--- Required work ---
Copy exactly the lines from the start of the material through the line with "30.0, 29.3, 31.7, 34.0, 32.7, 27.3, 30.0, 34.4]". Pictures stay out of the copy.

━━━━━━

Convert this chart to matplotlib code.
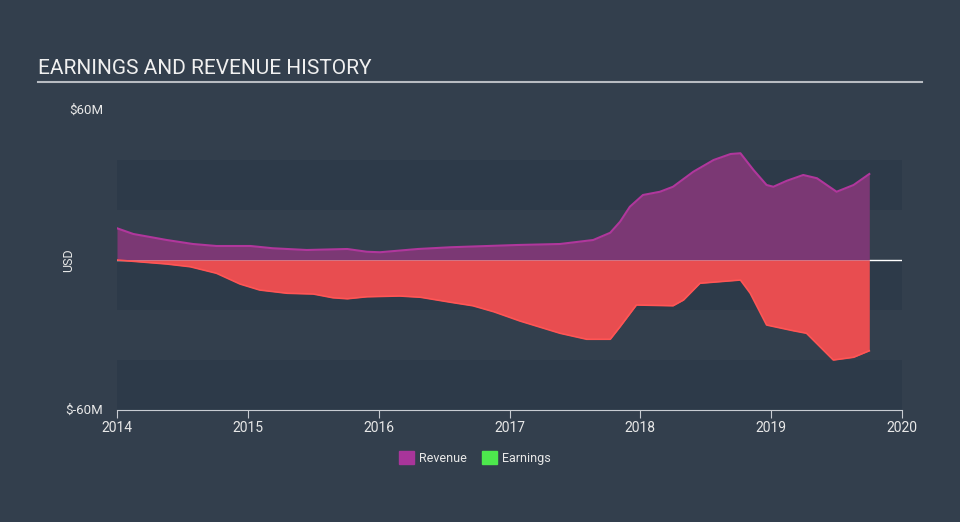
import numpy as np
import matplotlib.pyplot as plt
from matplotlib.patches import Patch

plt.rcParams['font.family'] = ['Roboto', 'DejaVu Sans']

# revenue (USD millions)
rev_t = [2014.0, 2014.125, 2014.38, 2014.58, 2014.76, 2015.02, 2015.19, 2015.45, 2015.76,
         2015.91, 2016.01, 2016.3, 2016.55, 2017.06, 2017.386, 2017.64, 2017.77, 2017.845,
         2017.92, 2018.02, 2018.15, 2018.25, 2018.405, 2018.56, 2018.69, 2018.765, 2018.865,
         2018.965, 2019.017, 2019.12, 2019.245, 2019.35, 2019.5, 2019.63, 2019.75]
rev_v = [12.7, 10.4, 8.0, 6.4, 5.6, 5.6, 4.7, 4.0, 4.4,
         3.3, 3.1, 4.4, 5.1, 6.0, 6.4, 8.0, 10.9, 15.3,
         21.3, 26.0, 27.3, 29.3, 35.3, 40.0, 42.4, 42.7, 36.0,
         30.0, 29.3, 31.7, 34.0, 32.7, 27.3, 30.0, 34.4]

# earnings (USD millions)
earn_t = [2014.0, 2014.38, 2014.56, 2014.76, 2014.94, 2015.09, 2015.30, 2015.50, 2015.65,
          2015.76, 2015.91, 2016.16, 2016.32, 2016.55, 2016.72, 2016.88, 2017.08, 2017.386,
          2017.59, 2017.77, 2017.845, 2017.97, 2018.25, 2018.33, 2018.456, 2018.765, 2018.84,
          2018.965, 2019.17, 2019.27, 2019.475, 2019.63, 2019.75]
earn_v = [0.0, -1.6, -2.7, -5.3, -9.6, -12.0, -13.3, -13.6, -15.1,
          -15.5, -14.7, -14.4, -14.9, -16.9, -18.3, -20.7, -24.4, -29.3,
          -31.7, -31.7, -26.7, -18.0, -18.3, -16.0, -9.3, -8.0, -13.3,
          -26.0, -28.3, -29.3, -40.0, -38.9, -36.3]

years = [2014, 2015, 2016, 2017, 2018, 2019, 2020]

bg = '#333f4d'
fig = plt.figure(figsize=(9.6, 5.22), dpi=100, facecolor=bg)
ax = fig.add_axes([117/960, 1-410/522, 785/960, 300/522])
ax.set_facecolor(bg)

# alternating bands
for lo in (20, -20, -60):
    ax.axhspan(lo, lo+20, color='#2d3a49', zorder=0, lw=0)

ax.axhline(0, color='white', lw=1, zorder=1)
ax.fill_between(rev_t, rev_v, 0, color='#7b3874', lw=0, zorder=2)
ax.plot(rev_t, rev_v, color='#b0379c', lw=1.5, zorder=3, solid_joinstyle='round')
ax.fill_between(earn_t, earn_v, 0, color='#e84d50', lw=0, zorder=2)
ax.plot(earn_t, earn_v, color='#ff5555', lw=1.2, zorder=3, solid_joinstyle='round')

ax.set_xlim(2014, 2020)
ax.set_ylim(-60, 60)
ax.set_xticks(years)
ax.set_xticklabels([str(y) for y in years], color='#e8e8e8', fontsize=10)
ax.set_yticks([])
for s in ['top', 'right', 'left']:
    ax.spines[s].set_visible(False)
ax.spines['bottom'].set_color('#c8ccd2')
ax.tick_params(axis='x', colors='#c8ccd2', length=6, pad=2, labelcolor='#e8e8e8')

fig.text(103/960, 1-110/522, '$60M', color='#e8e8e8', fontsize=9.5, ha='right', va='center')
fig.text(103/960, 1-410/522, '$-60M', color='#e8e8e8', fontsize=9.5, ha='right', va='center')
fig.text(69/960, 1-260/522, 'USD', color='#e8e8e8', fontsize=9, rotation=90, ha='center', va='center')

fig.text(38/960, 1-68/522, 'EARNINGS AND REVENUE HISTORY', color='#f0f0f0', fontsize=15, ha='left', va='center')
fig.add_artist(plt.Line2D([38/960, 922/960], [1-82/522, 1-82/522], color='#b8bcc2', lw=1.5))

handles = [Patch(color='#a8359a', label='Revenue'), Patch(color='#4de84d', label='Earnings')]
fig.legend(handles=handles, loc='center', bbox_to_anchor=(475/960, 1-458/522), ncol=2, frameon=False,
           fontsize=9, labelcolor='#e8e8e8', handlelength=1.2, handleheight=1.2, columnspacing=1.2, handletextpad=0.4)

fig.savefig('out.png', dpi=100, facecolor=bg)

━━━━━━

--- Exercise output ---
Convert this chart to matplotlib code.
import numpy as np
import matplotlib.pyplot as plt
from matplotlib.patches import Patch

plt.rcParams['font.family'] = ['Roboto', 'DejaVu Sans']

# revenue (USD millions)
rev_t = [2014.0, 2014.125, 2014.38, 2014.58, 2014.76, 2015.02, 2015.19, 2015.45, 2015.76,
         2015.91, 2016.01, 2016.3, 2016.55, 2017.06, 2017.386, 2017.64, 2017.77, 2017.845,
         2017.92, 2018.02, 2018.15, 2018.25, 2018.405, 2018.56, 2018.69, 2018.765, 2018.865,
         2018.965, 2019.017, 2019.12, 2019.245, 2019.35, 2019.5, 2019.63, 2019.75]
rev_v = [12.7, 10.4, 8.0, 6.4, 5.6, 5.6, 4.7, 4.0, 4.4,
         3.3, 3.1, 4.4, 5.1, 6.0, 6.4, 8.0, 10.9, 15.3,
         21.3, 26.0, 27.3, 29.3, 35.3, 40.0, 42.4, 42.7, 36.0,
         30.0, 29.3, 31.7, 34.0, 32.7, 27.3, 30.0, 34.4]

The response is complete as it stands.